■ **WHAT YOU ARE ASKED TO DO**:
Starting with the first line of the listing, quote each line exactly until and including the one with "from matplotlib.patches import Patch", leaving pictures out.

■ **COLLECTED DATA**:

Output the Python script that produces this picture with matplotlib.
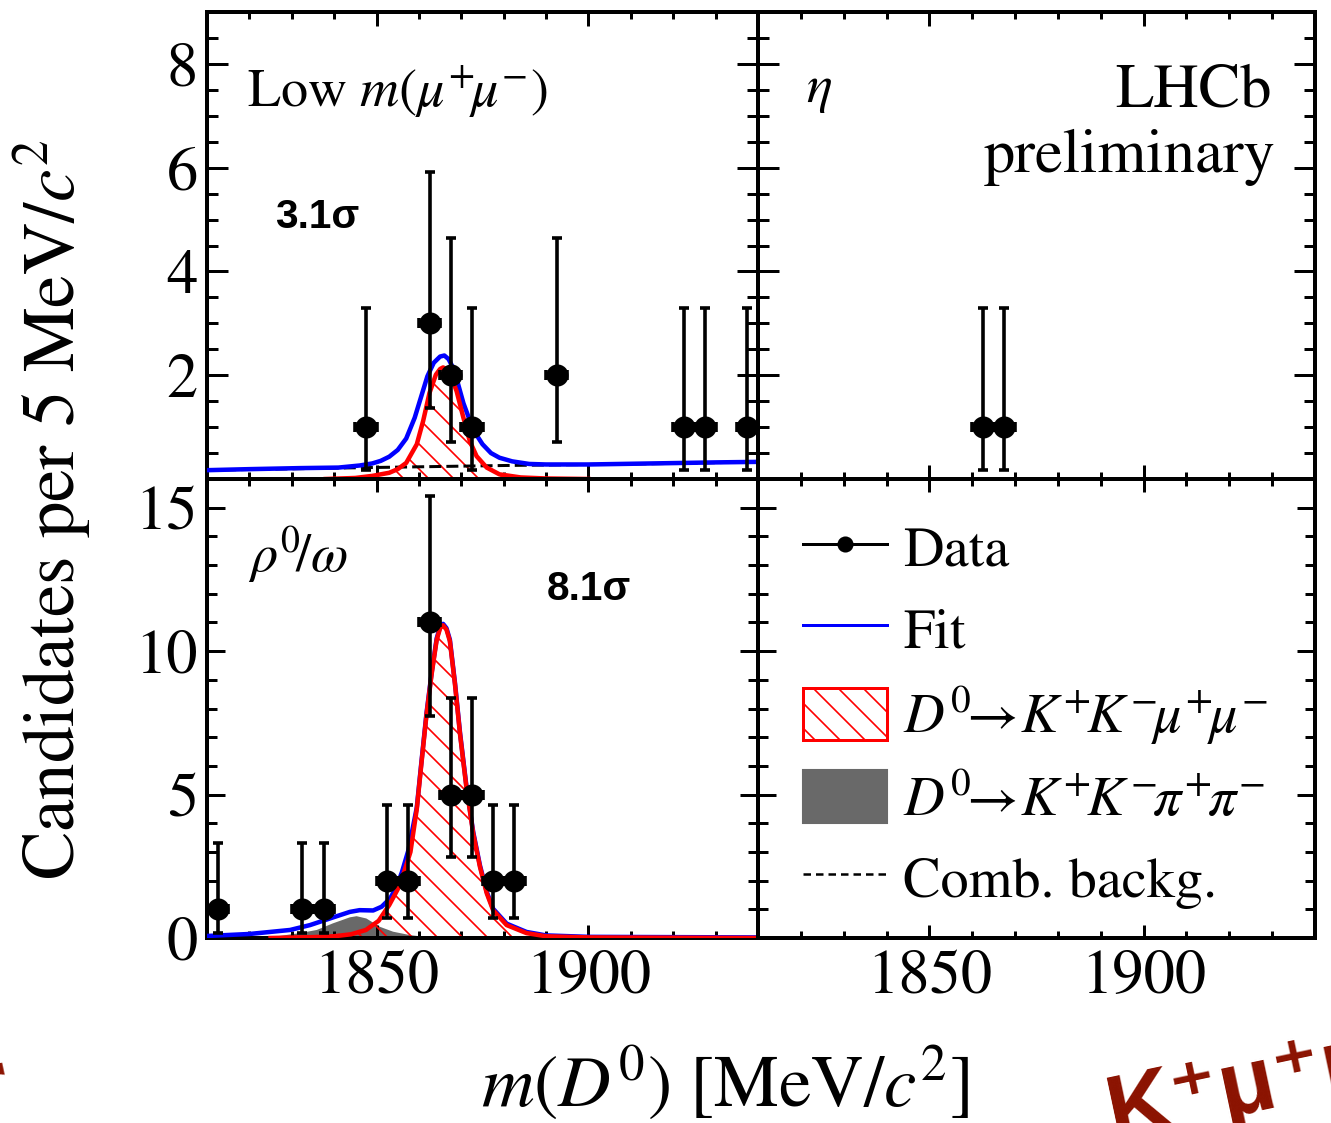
import numpy as np
import matplotlib
matplotlib.use("Agg")
from matplotlib import pyplot as plt
from matplotlib.lines import Line2D
from matplotlib.patches import Patch

plt.rcParams['font.family'] = ['STIXGeneral', 'DejaVu Serif']
plt.rcParams['mathtext.fontset'] = 'stix'
plt.rcParams['hatch.linewidth'] = 0.8

DPI = 150
px = 72.0 / DPI   # punkti na piksel
W, H = 1331.0, 1123.0

# --- podatki (odčitani s slike) ---
# zgoraj levo: low m(mu mu)
tl_x = [1847.5, 1862.5, 1867.5, 1872.5, 1892.5, 1922.5, 1927.5, 1937.5]
tl_y = [1, 3, 2, 1, 2, 1, 1, 1]
tl_lo = [0.17, 1.37, 0.71, 0.17, 0.71, 0.17, 0.17, 0.17]
tl_hi = [3.30, 5.92, 4.64, 3.30, 4.64, 3.30, 3.30, 3.30]

# zgoraj desno: eta
tr_x = [1862.5, 1867.5]
tr_y = [1, 1]
tr_lo = [0.17, 0.17]
tr_hi = [3.30, 3.30]

# spodaj levo: rho/omega
bl_x = [1812.5, 1832.5, 1837.5, 1852.5, 1857.5, 1862.5, 1867.5, 1872.5, 1877.5, 1882.5]
bl_y = [1, 1, 1, 2, 2, 11, 5, 5, 2, 2]
bl_lo = [0.17, 0.17, 0.17, 0.71, 0.71, 7.74, 2.84, 2.84, 0.71, 0.71]
bl_hi = [3.30, 3.30, 3.30, 4.64, 4.64, 15.40, 8.38, 8.38, 4.64, 4.64]

# fit krivulje zgoraj levo
tl_fit_m = [1810, 1820, 1832, 1841, 1846, 1849, 1851, 1853, 1855, 1857, 1859, 1860.5, 1862,
            1863.5, 1865, 1866, 1867, 1868, 1869, 1870.5, 1872, 1873.5, 1875, 1877, 1879,
            1882, 1886, 1890, 1900, 1915, 1930, 1940]
tl_fit_v = [0.17, 0.19, 0.21, 0.22, 0.26, 0.30, 0.35, 0.43, 0.56, 0.78, 1.18, 1.58, 1.98,
            2.24, 2.36, 2.38, 2.31, 2.15, 1.90, 1.46, 1.13, 0.86, 0.67, 0.50, 0.41,
            0.34, 0.29, 0.28, 0.28, 0.30, 0.32, 0.33]
tl_sig_m = [1838, 1845, 1849, 1853, 1855, 1857, 1859.5, 1861, 1862.5, 1864, 1865, 1865.7,
            1866.5, 1867.3, 1868.9, 1870.5, 1872, 1873.6, 1876, 1879, 1884, 1890, 1900]
tl_sig_v = [0.0, 0.02, 0.06, 0.12, 0.19, 0.31, 0.67, 1.12, 1.66, 2.01, 2.12, 2.15,
            2.12, 2.04, 1.69, 1.18, 0.73, 0.44, 0.22, 0.09, 0.03, 0.01, 0.0]
tl_comb_m = [1810, 1840, 1860, 1880, 1900, 1920, 1940]
tl_comb_v = [0.17, 0.21, 0.235, 0.26, 0.28, 0.30, 0.33]

# fit krivulje spodaj levo
bl_fit_m = [1810, 1820, 1829.6, 1834.3, 1839.8, 1843.7, 1846, 1849.2, 1851.2, 1853.2, 1854.7,
            1856, 1857.5, 1859.5, 1860.6, 1861.8, 1863, 1864.2, 1865, 1865.7, 1866.5, 1867.3,
            1868.5, 1869.7, 1871.2, 1872.8, 1874.4, 1876, 1877.5, 1880.7, 1885.4, 1890, 1900, 1940]
bl_fit_v = [0.07, 0.14, 0.28, 0.45, 0.72, 0.91, 0.97, 0.96, 1.09, 1.38, 1.78,
            2.30, 3.05, 4.55, 6.15, 7.85, 9.25, 10.45, 10.85, 10.95, 10.8, 10.4,
            8.9, 7.15, 5.3, 3.7, 2.53, 1.61, 1.02, 0.5, 0.21, 0.09, 0.04, 0.02]
bl_sig_m = [1825, 1835, 1840, 1844, 1847.5, 1850.5, 1853, 1855, 1856.5, 1858, 1859.5, 1860.6,
            1861.8, 1863, 1864.2, 1865, 1865.7, 1866.5, 1867.3, 1868.5, 1869.7, 1871.2,
            1872.8, 1874.4, 1876, 1877.5, 1880.7, 1885.4, 1890, 1900, 1940]
bl_sig_v = [0.0, 0.03, 0.06, 0.13, 0.28, 0.6, 1.15, 1.7, 2.3, 3.0, 4.5, 6.1,
            7.8, 9.2, 10.4, 10.8, 10.9, 10.75, 10.35, 8.85, 7.1, 5.25,
            3.65, 2.48, 1.56, 0.97, 0.45, 0.17, 0.06, 0.02, 0.0]
bl_kkpp_m = [1822, 1825.6, 1831.9, 1835.9, 1839.7, 1843.7, 1845.3, 1847.6, 1850.8, 1853.9,
             1857.9, 1862, 1866]
bl_kkpp_v = [0.0, 0.04, 0.17, 0.28, 0.51, 0.72, 0.76, 0.68, 0.39, 0.22, 0.10, 0.03, 0.0]

leg_labels = ["Data", "Fit",
              r"$D^{0}\!\!\rightarrow\! K^{+}\!K^{-}\!\mu^{+}\!\mu^{-}$",
              r"$D^{0}\!\!\rightarrow\! K^{+}\!K^{-}\!\pi^{+}\!\pi^{-}$",
              "Comb. backg."]

# --- risanje ---
fig = plt.figure(figsize=(W / DPI, H / DPI), dpi=DPI)


def okvir(x0, x1, y0, y1):
    return [x0 / W, 1 - y1 / H, (x1 - x0) / W, (y1 - y0) / H]


ax_tl = fig.add_axes(okvir(207, 758, 12, 479))
ax_tr = fig.add_axes(okvir(758, 1315, 12, 479))
ax_bl = fig.add_axes(okvir(207, 758, 479, 938))
ax_br = fig.add_axes(okvir(758, 1315, 479, 938))

for ax in [ax_tl, ax_tr, ax_bl, ax_br]:
    ax.set_xlim(1810, 1940)
    for s in ax.spines.values():
        s.set_linewidth(4 * px)
    ax.set_xticks([1850, 1900])
    ax.set_xticks(np.arange(1820, 1941, 10), minor=True)
    ax.tick_params(which='both', direction='in', top=True, right=True, width=3 * px,
                   labelsize=30, pad=9 * px)

for ax in [ax_tl, ax_tr]:
    ax.set_ylim(0, 9)
    ax.set_yticks([2, 4, 6, 8])
    ax.set_yticks(np.arange(0, 9.01, 0.5), minor=True)
    ax.tick_params(axis='y', which='major', length=21 * px)
    ax.tick_params(axis='y', which='minor', length=11 * px)
    ax.tick_params(axis='x', which='major', length=14 * px)
    ax.tick_params(axis='x', which='minor', length=7 * px)
    ax.tick_params(axis='x', labelbottom=False)

for ax in [ax_bl, ax_br]:
    ax.set_ylim(0, 16)
    ax.set_yticks([0, 5, 10, 15])
    ax.set_yticks(np.arange(0, 16.01, 1), minor=True)
    ax.tick_params(axis='y', which='major', length=18 * px)
    ax.tick_params(axis='y', which='minor', length=10 * px)
    ax.tick_params(axis='x', which='major', length=13 * px)
    ax.tick_params(axis='x', which='minor', length=7 * px)
    ax.tick_params(axis='x', pad=12 * px)

for ax in [ax_tr, ax_br]:
    ax.tick_params(axis='y', labelleft=False)


def tocke(ax, x, y, lo, hi):
    y = np.array(y, dtype=float)
    yerr = [y - np.array(lo), np.array(hi) - y]
    ax.errorbar(x, y, xerr=2.5, yerr=yerr, fmt='o', color='k', ms=20 * px,
                elinewidth=3.6 * px, capsize=5.5 * px, capthick=3.6 * px, zorder=10)


# zgoraj levo
ax_tl.fill_between(tl_sig_m, 0, tl_sig_v, facecolor='none', edgecolor='red',
                   hatch='\\\\', linewidth=0, zorder=2)
ax_tl.plot(tl_comb_m, tl_comb_v, color='k', lw=3 * px, dashes=(4, 1.7), zorder=3)
ax_tl.plot(tl_fit_m, tl_fit_v, color='blue', lw=4.5 * px, zorder=4)
ax_tl.plot(tl_sig_m, tl_sig_v, color='red', lw=4.5 * px, zorder=5)
tocke(ax_tl, tl_x, tl_y, tl_lo, tl_hi)

# zgoraj desno
tocke(ax_tr, tr_x, tr_y, tr_lo, tr_hi)

# spodaj levo
ax_bl.fill_between(bl_kkpp_m, 0, bl_kkpp_v, facecolor='#696969', edgecolor='none', zorder=1)
ax_bl.fill_between(bl_sig_m, 0, bl_sig_v, facecolor='none', edgecolor='red',
                   hatch='\\\\', linewidth=0, zorder=2)
ax_bl.plot(bl_fit_m, bl_fit_v, color='blue', lw=4.5 * px, zorder=4)
ax_bl.plot(bl_sig_m, bl_sig_v, color='red', lw=4.5 * px, zorder=5)
tocke(ax_bl, bl_x, bl_y, bl_lo, bl_hi)

# legenda
handles = [Line2D([], [], color='k', marker='o', ms=14 * px, lw=3 * px),
           Line2D([], [], color='blue', lw=3 * px),
           Patch(facecolor='white', edgecolor='red', hatch='\\\\', lw=3 * px),
           Patch(facecolor='#696969', edgecolor='#696969'),
           Line2D([], [], color='k', lw=2.5 * px, dashes=(3, 2))]
ax_br.legend(handles, leg_labels, loc='upper left', bbox_to_anchor=(0.081, 0.907),
             frameon=False, fontsize=27, borderpad=0, borderaxespad=0,
             handlelength=1.5, handleheight=1.05, handletextpad=0.28, labelspacing=0.42)

# napisi
ax_tl.text(0.0726, 0.797, r"Low $m(\mu^{+}\!\mu^{-})$", transform=ax_tl.transAxes,
           fontsize=26, va='baseline')
ax_tl.text(0.123, 0.5375, "3.1σ", transform=ax_tl.transAxes, fontsize=19.5,
           family='Liberation Sans', weight='bold', va='baseline')
ax_tr.text(0.086, 0.807, r"$\eta$", transform=ax_tr.transAxes, fontsize=26, va='baseline')
ax_tr.text(0.923, 0.797, "LHCb", transform=ax_tr.transAxes, fontsize=30,
           ha='right', va='baseline')
ax_tr.text(0.93, 0.657, "preliminary", transform=ax_tr.transAxes, fontsize=30,
           ha='right', va='baseline')
ax_bl.text(0.0744, 0.797, r"$\rho^{0}\!/\omega$", transform=ax_bl.transAxes,
           fontsize=26, va='baseline')
ax_bl.text(0.617, 0.736, "8.1σ", transform=ax_bl.transAxes, fontsize=19.5,
           family='Liberation Sans', weight='bold', va='baseline')

fig.text(52 / W, 1 - 510 / H, r"Candidates per 5 MeV/$c^{2}$", rotation=90,
         ha='center', va='center', fontsize=35)
fig.text(725 / W, 1 - 1083 / H, r"$m(D^{0})$ [MeV/$c^{2}$]", ha='center', va='center',
         fontsize=35)

# ostanki ozadja prosojnice
fig.text(1100 / W, 1 - 1140 / H, "K⁺μ⁺μ⁻", rotation=12, color='#8b1200',
         family=['Liberation Sans', 'DejaVu Sans'], weight='bold', fontsize=44,
         ha='left', va='baseline')
fig.text(14 / W, 1 - 1110 / H, "r", rotation=12, color='#8b1200',
         family='DejaVu Sans', weight='bold', fontsize=36, ha='right', va='baseline')

fig.savefig("out.png", dpi=DPI)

■ **THE OUTPUT**:
Output the Python script that produces this picture with matplotlib.
import numpy as np
import matplotlib
matplotlib.use("Agg")
from matplotlib import pyplot as plt
from matplotlib.lines import Line2D
from matplotlib.patches import Patch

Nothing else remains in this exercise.